EXERCISE GOAL ▸
Copy every line of the data that contains the string "with".

....

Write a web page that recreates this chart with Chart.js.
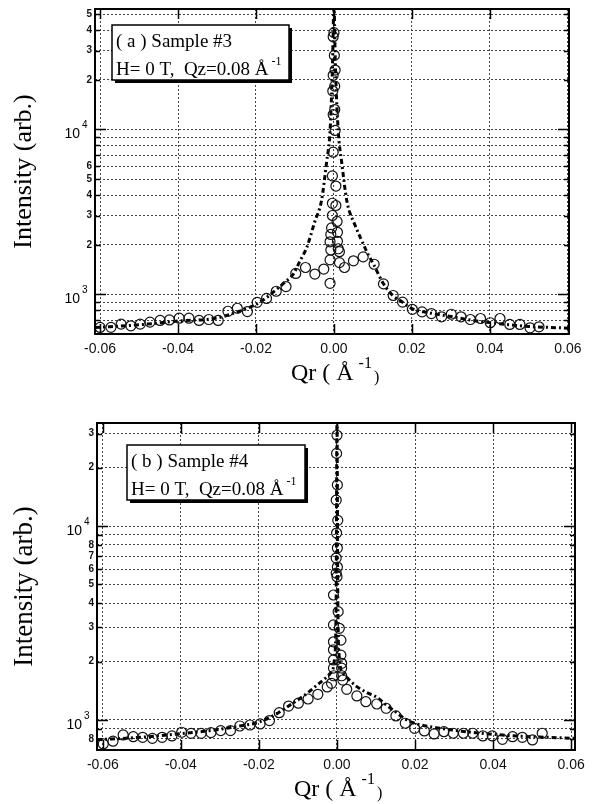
<!DOCTYPE html>
<html>
<head>
<meta charset="utf-8">
<script src="https://cdn.jsdelivr.net/npm/chart.js@4.4.1/dist/chart.umd.min.js"></script>
<style>
  html, body { margin: 0; padding: 0; background: #fff; }
  #wrap { position: relative; width: 594px; height: 804px; }
  canvas { position: absolute; left: 0; }
</style>
</head>
<body>
<div id="wrap">
  <canvas id="chartA" width="594" height="400" style="top:0"></canvas>
  <canvas id="chartB" width="594" height="404" style="top:400px"></canvas>
</div>
<script>
// ---- shared axis ticks ----
const X_TICKS = [-0.06, -0.04, -0.02, 0, 0.02, 0.04, 0.06];
const X_TICK_LABELS = ["-0.06", "-0.04", "-0.02", "0.00", "0.02", "0.04", "0.06"];

// ---- panel (a): sample #3 ----
const Y_TICKS_A = [700, 800, 900, 1000, 2000, 3000, 4000, 5000, 6000, 7000, 8000, 9000, 10000, 20000, 30000, 40000, 50000];
const Y_LABELS_A = ["", "", "", "10^3", "2", "3", "4", "5", "6", "", "", "", "10^4", "2", "3", "4", "5"];

const QR_A = [
  -0.0600, -0.0572, -0.0546, -0.0521, -0.0497, -0.0472, -0.0446, -0.0422, -0.0397, -0.0372,
  -0.0346, -0.0321, -0.0297, -0.0272, -0.0248, -0.0222, -0.0197, -0.0173, -0.0148, -0.0123,
  -0.0098, -0.0073, -0.0049, -0.0026, -0.0010,
  -0.0010, -0.0008, -0.0010, -0.0008, -0.0006, -0.0004, -0.0004, -0.0004,
  -0.0002, 0.0003, -0.0002, 0.0002, -0.0003, 0.0002, -0.0002, 0.0003, 0.0001, -0.0002, 0.0000,
  0.0005, 0.0005, 0.0008, 0.0009, 0.0009, 0.0011, 0.0014, 0.0014,
  0.0027, 0.0050, 0.0075, 0.0103, 0.0127, 0.0152, 0.0176, 0.0201, 0.0226, 0.0250,
  0.0276, 0.0301, 0.0326, 0.0350, 0.0376, 0.0401, 0.0426, 0.0451, 0.0477, 0.0503, 0.0526
];
const INT_A = [
  631, 632, 661, 646, 661, 680, 696, 701, 718, 718,
  696, 705, 696, 791, 825, 788, 896, 946, 1046, 1117,
  1341, 1457, 1330, 1426, 1169,
  1620, 1860, 2085, 2310, 2530, 3010, 3570, 5230,
  7280, 9860, 12300, 13200, 17100, 18300, 21300, 22900, 28100, 36500, 38600,
  4540, 3460, 2770, 2380, 2100, 1892, 1817, 1560,
  1457, 1600, 1689, 1525, 1159, 986, 899, 813, 784, 766,
  732, 759, 732, 705, 715, 674, 715, 658, 658, 628, 637
];
const FIT_QR_A = [
  -0.0613, -0.05, -0.04, -0.03, -0.025, -0.02, -0.0175, -0.015, -0.0125, -0.0104,
  -0.0087, -0.007, -0.0049, -0.0032, -0.0019, -0.001, -0.0004, 0.0, 0.0004, 0.0011,
  0.002, 0.0033, 0.0055, 0.007, 0.0085, 0.0103, 0.0127, 0.015, 0.0175, 0.02,
  0.025, 0.03, 0.035, 0.04, 0.045, 0.05, 0.0603
];
const FIT_INT_A = [
  630, 655, 690, 720, 780, 870, 950, 1060, 1190, 1330,
  1600, 1920, 2770, 3700, 6300, 9800, 22900, 55000, 22900, 9800,
  6300, 3700, 2600, 2150, 1800, 1500, 1160, 990, 900, 820,
  770, 735, 700, 675, 655, 640, 625
];

// ---- panel (b): sample #4 ----
const Y_TICKS_B = [800, 900, 1000, 2000, 3000, 4000, 5000, 6000, 7000, 8000, 9000, 10000, 20000, 30000];
const Y_LABELS_B = ["8", "", "10^3", "2", "3", "4", "5", "6", "7", "8", "", "10^4", "2", "3"];

const QR_B = [
  -0.0599, -0.0574, -0.0548, -0.0522, -0.0498, -0.0473, -0.0448, -0.0423, -0.0398, -0.0374,
  -0.0348, -0.0323, -0.0298, -0.0273, -0.0249, -0.0223, -0.0197, -0.0173, -0.0148, -0.0124,
  -0.0099, -0.0074, -0.0049, -0.0025,
  -0.0014, -0.0009, -0.0009, -0.0009, -0.0009, -0.0009, -0.0009, -0.0009,
  0.0015, 0.0012, 0.0012, 0.0012, 0.0010, 0.0010, 0.0006, 0.0003, 0.0000,
  -0.0002, 0.0001, -0.0002, 0.0001, -0.0001, 0.0002, -0.0002, 0.0001, -0.0001, 0.0000,
  0.0025, 0.0051, 0.0074, 0.0102, 0.0126, 0.0151, 0.0175, 0.0199, 0.0224, 0.0249,
  0.0274, 0.0298, 0.0324, 0.0348, 0.0374, 0.0398, 0.0424, 0.0450, 0.0475, 0.0501, 0.0526
];
const INT_B = [
  752, 777, 837, 820, 814, 804, 814, 827, 864, 853,
  853, 860, 881, 881, 931, 942, 954, 993, 1090, 1180,
  1220, 1283, 1356, 1480,
  1545, 1690, 1850, 2040, 2300, 2530, 3090, 4410,
  1607, 1690, 1850, 1960, 2160, 2580, 2970, 3620, 5480,
  5720, 6150, 6840, 7700, 9200, 10700, 13600, 16300, 23700, 29400,
  1439, 1330, 1242, 1209, 1149, 1049, 962, 906, 878, 847,
  870, 854, 854, 854, 827, 827, 795, 820, 814, 789, 854
];
const FIT_QR_B = [
  -0.0615, -0.05, -0.04, -0.03, -0.025, -0.02, -0.015, -0.0124, -0.01, -0.0075,
  -0.005, -0.003, -0.0015, -0.0006, -0.0002, 0.0, 0.0002, 0.0006, 0.0015, 0.003,
  0.005, 0.0075, 0.0102, 0.0125, 0.0153, 0.0175, 0.02, 0.025, 0.028, 0.032,
  0.037, 0.041, 0.046, 0.054, 0.061
];
const FIT_INT_B = [
  790, 815, 850, 895, 930, 975, 1090, 1180, 1270, 1380,
  1520, 1640, 1760, 2100, 4500, 36000, 4500, 2100, 1750, 1620,
  1490, 1390, 1310, 1200, 1090, 1010, 960, 915, 896, 875,
  854, 840, 827, 814, 804
];

const SERIF = "'Liberation Serif', 'Times New Roman', serif";
const SANS = "'Liberation Sans', Arial, sans-serif";

// box captions
const CAPTION_A = ["( a ) Sample #3", "H= 0 T,  Qz=0.08 \u00C5"];
const CAPTION_B = ["( b ) Sample #4", "H= 0 T,  Qz=0.08 \u00C5"];

function toPoints(xs, ys) {
  return xs.map((x, i) => ({ x, y: ys[i] }));
}

function makeDecor(p) {
  return {
    id: "panelDecor",
    afterDraw(chart) {
      const { ctx, chartArea: area, scales } = chart;
      const xs = scales.x;
      const ys = scales.y;
      ctx.save();
      ctx.strokeStyle = "#000";
      ctx.fillStyle = "#000";

      // inward tick marks on all four sides
      ctx.lineWidth = 1.5;
      ctx.beginPath();
      X_TICKS.forEach((v) => {
        const px = Math.round(xs.getPixelForValue(v)) + 0.5;
        ctx.moveTo(px, area.bottom);
        ctx.lineTo(px, area.bottom - 10);
        ctx.moveTo(px, area.top);
        ctx.lineTo(px, area.top + 10);
      });
      p.yTicks.forEach((v, i) => {
        const py = Math.round(ys.getPixelForValue(v)) + 0.5;
        const len = p.yLabels[i].includes("^") ? 11 : 5;
        ctx.moveTo(area.left, py);
        ctx.lineTo(area.left + len, py);
        ctx.moveTo(area.right, py);
        ctx.lineTo(area.right - len, py);
      });
      ctx.stroke();

      ctx.lineWidth = 2;
      ctx.strokeRect(area.left, area.top, area.right - area.left, area.bottom - area.top);

      // decade labels 10^n
      p.yTicks.forEach((v, i) => {
        const lab = p.yLabels[i];
        if (!lab.includes("^")) return;
        const [base, exp] = lab.split("^");
        const py = ys.getPixelForValue(v);
        ctx.font = "14px " + SANS;
        ctx.textAlign = "right";
        ctx.textBaseline = "alphabetic";
        ctx.fillText(base, area.left - 15, py + 9);
        ctx.font = "10px " + SANS;
        ctx.textAlign = "left";
        ctx.fillText(exp, area.left - 13, py - 1);
      });

      // x title: Qr ( Å -1 )
      const x0 = xs.getPixelForValue(0) - 43;
      const base = area.bottom + 46;
      ctx.textAlign = "left";
      ctx.font = "24px " + SERIF;
      const main = "Qr ( \u00C5";
      ctx.fillText(main, x0, base);
      let cx = x0 + ctx.measureText(main).width + 5;
      ctx.font = "16px " + SERIF;
      ctx.fillText("-1", cx, base - 12);
      cx += ctx.measureText("-1").width + 2;
      ctx.fillText(")", cx, base + 2);

      // caption box with drop shadow
      const b = p.box;
      ctx.fillRect(b.x + 3, b.y + 3, b.w, b.h);
      ctx.fillStyle = "#fff";
      ctx.fillRect(b.x, b.y, b.w, b.h);
      ctx.fillStyle = "#000";
      ctx.lineWidth = 1.5;
      ctx.strokeRect(b.x, b.y, b.w, b.h);
      ctx.font = "19px " + SERIF;
      ctx.fillText(p.caption[0], b.x + 4, b.y + 22);
      ctx.fillText(p.caption[1], b.x + 4, b.y + 50);
      const w2 = ctx.measureText(p.caption[1]).width;
      ctx.font = "12px " + SERIF;
      ctx.fillText("-1", b.x + 4 + w2 + 3, b.y + 40);

      ctx.restore();
    },
  };
}

function makePanel(canvasId, p) {
  const canvas = document.getElementById(canvasId);
  return new Chart(canvas, {
    type: "scatter",
    data: {
      datasets: [
        {
          label: "data",
          data: toPoints(p.qr, p.intensity),
          showLine: false,
          pointStyle: "circle",
          pointRadius: 5,
          pointBorderWidth: 1.2,
          pointBorderColor: "#111",
          pointBackgroundColor: "rgba(0,0,0,0)",
        },
        {
          label: "fit",
          data: toPoints(p.fitQr, p.fitInt),
          showLine: true,
          borderColor: "#000",
          borderWidth: 3,
          borderDash: [5, 3, 2, 3],
          pointRadius: 0,
          cubicInterpolationMode: "monotone",
          fill: false,
        },
      ],
    },
    options: {
      responsive: false,
      animation: false,
      devicePixelRatio: 1,
      events: [],
      layout: { padding: { top: p.padTop, right: p.padRight, left: 0, bottom: 0 } },
      plugins: {
        legend: { display: false },
        tooltip: { enabled: false },
      },
      scales: {
        x: {
          type: "linear",
          min: p.xMin,
          max: p.xMax,
          afterBuildTicks: (scale) => {
            scale.ticks = X_TICKS.map((value) => ({ value }));
          },
          afterFit: (scale) => {
            scale.height = p.xAxisHeight;
          },
          ticks: {
            autoSkip: false,
            maxRotation: 0,
            padding: 7,
            color: "#111",
            font: { family: SANS, size: 14 },
            callback: (value, index) => X_TICK_LABELS[index],
          },
          grid: { color: "#444", lineWidth: 1, drawTicks: false },
          border: { display: false, dash: [2, 2] },
        },
        y: {
          type: "logarithmic",
          min: p.yMin,
          max: p.yMax,
          afterBuildTicks: (scale) => {
            scale.ticks = p.yTicks.map((value) => ({ value }));
          },
          afterFit: (scale) => {
            scale.width = p.yAxisWidth;
          },
          ticks: {
            autoSkip: false,
            padding: 3,
            color: "#111",
            font: { family: SANS, size: 10, weight: "bold" },
            callback: (value, index) => {
              const lab = p.yLabels[index];
              return lab.includes("^") ? "" : lab;
            },
          },
          grid: { color: "#444", lineWidth: 1, drawTicks: false },
          border: { display: false, dash: [2, 2] },
          title: {
            display: true,
            text: "Intensity (arb.)",
            color: "#000",
            font: { family: SERIF, size: p.titleSize },
            padding: { top: 9, bottom: 0 },
          },
        },
      },
    },
    plugins: [makeDecor(p)],
  });
}

makePanel("chartA", {
  qr: QR_A, intensity: INT_A, fitQr: FIT_QR_A, fitInt: FIT_INT_A,
  yTicks: Y_TICKS_A, yLabels: Y_LABELS_A, caption: CAPTION_A,
  xMin: -0.0613, xMax: 0.0603, yMin: 576, yMax: 53700,
  padTop: 5, padRight: 25, yAxisWidth: 95, xAxisHeight: 66, titleSize: 26,
  box: { x: 112, y: 25, w: 177, h: 55 },
});

makePanel("chartB", {
  qr: QR_B, intensity: INT_B, fitQr: FIT_QR_B, fitInt: FIT_INT_B,
  yTicks: Y_TICKS_B, yLabels: Y_LABELS_B, caption: CAPTION_B,
  xMin: -0.0615, xMax: 0.061, yMin: 700, yMax: 34000,
  padTop: 23, padRight: 19, yAxisWidth: 97, xAxisHeight: 54, titleSize: 27,
  box: { x: 127, y: 45, w: 178, h: 55 },
});
</script>
</body>
</html>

....

ANSWER FOR THIS EXERCISE ▸
Write a web page that recreates this chart with Chart.js.
      // caption box with drop shadow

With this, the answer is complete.